Leifer ha viaggiato in tutto il mondo per incarichi sportivi. Ha fotografato 16 giochi olimpici (7 in inverno e 9 in estate), 4 Coppe del Mondo FIFA, 15 Kentucky Derbies, innumerevoli partite delle World Series, i primi 12 Super Bowls e ogni importante incontro per i titoli dei pesi massimi. Ha fotografato Muhammad Ali in quasi 60 diverse occasioni, documentando i suoi più grandi combattimenti.
[Il fotografo, Richard Avedon]
Richard Avedon (1923-2004) è nato e ha vissuto a New York City. Il suo interesse per la fotografia è iniziato in tenera età e si è unito al club fotografico della Young Men's Hebrew Association (YMHA) quando aveva dodici anni. Ha frequentato la DeWitt Clinton High School nel Bronx, dove ha co-curato la rivista letteraria della scuola, The Magpie, con James Baldwin. È stato nominato Poeta Laureato delle scuole superiori di New York nel 1941.
Avedon si è unito alle forze armate nel 1942 durante la seconda guerra mondiale, come fotografo nella marina mercantile degli Stati Uniti. Come ha descritto, “Il mio lavoro era scattare fotografie d’identità”. “Credo di aver fotografato centomila volti prima che mi venisse in mente che stavo diventando un fotografo".
Dopo due anni di servizio, ha lasciato la marina mercantile per lavorare come fotografo professionista, inizialmente creando immagini di moda e studiando con l'art director Alexey Brodovitch presso il Design Laboratory della New School for Social Research. All'età di ventidue anni, Avedon ha iniziato a lavorare come fotografo freelance, principalmente per Harper's Bazaar. Ha fotografato modelli e moda per le strade, nei locali notturni, al circo, sulla spiaggia e in altri luoghi non comuni, impiegando intraprendenza e inventiva che sono diventati i caratteri distintivi della sua arte. Sotto la guida di Brodovitch, è diventato rapidamente il fotografo principale di Harper's Bazaar.
Dall'inizio della sua carriera, Avedon ha realizzato ritratti per la pubblicazione sulle riviste Theatre Arts, Life, Look e Harper's Bazaar. Era affascinato dalla capacità della fotografia di suggerire la personalità ed evocare la vita dei suoi soggetti. Ha catturato pose, atteggiamenti, acconciature, vestiti e accessori come elementi vitali e rivelatori di un'immagine. Aveva piena fiducia nella natura bidimensionale della fotografia, le cui regole si piegavano ai suoi scopi stilistici e narrativi. Come ha detto ironicamente, "Le mie fotografie non vanno sotto la superficie”. “Ho grande fiducia nelle superfici, una buona è piena di indizi”.
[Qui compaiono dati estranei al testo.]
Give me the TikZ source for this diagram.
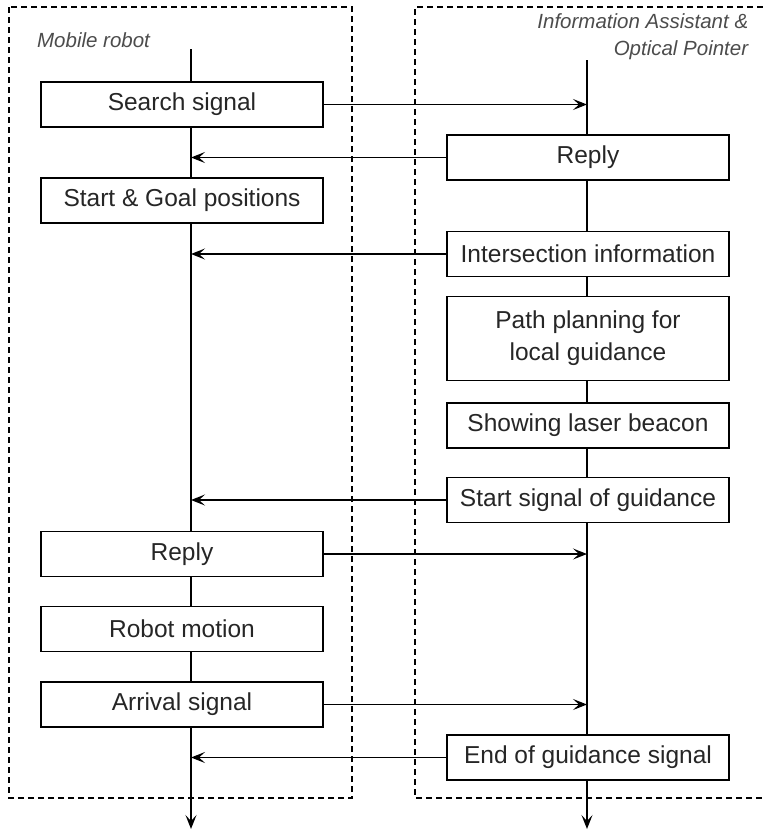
\documentclass[tikz,border=0pt]{standalone}
\usepackage{fontspec}
\setmainfont{Liberation Sans}
\usetikzlibrary{arrows.meta}

\tikzset{every picture/.style={line width=1.6pt}}
\tikzset{
	stage/.style={draw,fill=white,minimum width=282,minimum height=45,inner sep=0pt,text=black!85,font=\fontsize{24.5}{32}\selectfont,align=center},
	frame/.style={dashed,line width=1.2pt,dash pattern=on 6pt off 4pt},
	actor/.style={text=black!70,font=\fontsize{20.5}{27}\selectfont\itshape},
	msg/.style={-{Stealth[length=14pt,width=11pt,inset=6pt]}},
}

\begin{document}
\begin{tikzpicture}[x=1pt,y=-1pt]
			\useasboundingbox (0,0) rectangle (763,831);
			% the two sides
			\draw[frame] (9,7) rectangle (352,798);
			\draw[frame] (763,7) -| (415,798) -- (763,798);
			\node[actor,anchor=west] (robot) at (33,40) {Mobile robot};
			\node[actor,anchor=north east,align=right,inner sep=0pt] (pointer) at (749,13) {Information Assistant \&\\Optical Pointer};
			% life lines
			\coordinate (ltop) at (191,49);
			\coordinate (lbot) at (191,829);
			\coordinate (rtop) at (587,60);
			\coordinate (rbot) at (587,829);
			\draw[msg] (ltop) -- (lbot);
			\draw[msg] (rtop) -- (rbot);
			% robot side
			\node[stage] (search) at (182,104.5) {Search signal};
			\node[stage] (goal) at (182,200.5) {Start \& Goal positions};
			\node[stage] (lreply) at (182,554) {Reply};
			\node[stage] (motion) at (182,629) {Robot motion};
			\node[stage] (arrival) at (182,704.5) {Arrival signal};
			% pointer side
			\node[stage] (rreply) at (588,157.5) {Reply};
			\node[stage] (inter) at (588,254) {Intersection information};
			\node[stage,minimum height=84] (plan) at (588,338.5) {Path planning for\\local guidance};
			\node[stage] (beacon) at (588,425.5) {Showing laser beacon};
			\node[stage] (startg) at (588,500) {Start signal of guidance};
			\node[stage] (endg) at (588,757.5) {End of guidance signal};
			% messages
			\draw[msg] (search.east) -- (search.east -| rtop);
			\draw[msg] (rreply.west) -- (rreply.west -| ltop);
			\draw[msg] (inter.west) -- (inter.west -| ltop);
			\draw[msg] (startg.west) -- (startg.west -| ltop);
			\draw[msg] (lreply.east) -- (lreply.east -| rtop);
			\draw[msg] (arrival.east) -- (arrival.east -| rtop);
			\draw[msg] (endg.west) -- (endg.west -| ltop);
		\end{tikzpicture}
\end{document}
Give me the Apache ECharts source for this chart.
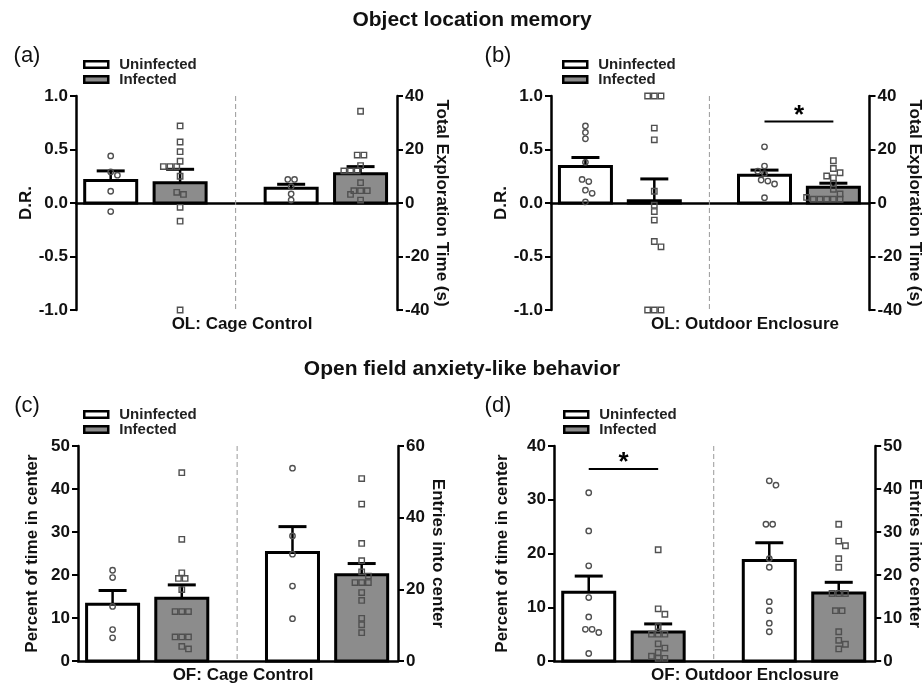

Dopo aver curato il numero di aprile 1965 di Harper's Bazaar, Avedon lasciò la rivista ed è entrato a far parte di Vogue, dove ha lavorato per più di vent'anni. Nel 1992, Avedon è diventato il primo fotografo dello staff del The New Yorker, dove i suoi ritratti hanno contribuito a ridefinire l'estetica della rivista. Durante questo periodo, le sue fotografie di moda sono apparse quasi esclusivamente sulla rivista francese Égoïste.
In tutto, Avedon ha gestito uno studio commerciale di successo. E’ stato ampiamente accreditato di aver cancellato il confine tra la fotografia "artistica" e "commerciale". Il suo lavoro di definizione del marchio e le lunghe associazioni con Calvin Klein, Revlon, Versace e dozzine di altre aziende hanno portato ad alcune delle campagne pubblicitarie più famose della storia americana. Queste campagne hanno dato ad Avedon la libertà di perseguire grandi progetti in cui ha esplorato le sue passioni culturali, politiche e personali. È noto per la sua estesa ritrattistica del movimento americano per i diritti civili, la guerra del Vietnam e un celebre ciclo di fotografie di suo padre, Jacob Israel Avedon. Nel 1976, per la rivista Rolling Stone, ha prodotto "The Family", un ritratto collettivo dell'élite di potere americana al momento delle elezioni del bicentenario del paese. Dal 1979 al 1985 ha lavorato a lungo su commissione dell'Amon Carter Museum of American Art, producendo il libro In the American West.
Dopo aver subito un'emorragia cerebrale mentre era in missione per The New Yorker, Richard Avedon è morto a San Antonio, in Texas, il 1° ottobre 2004.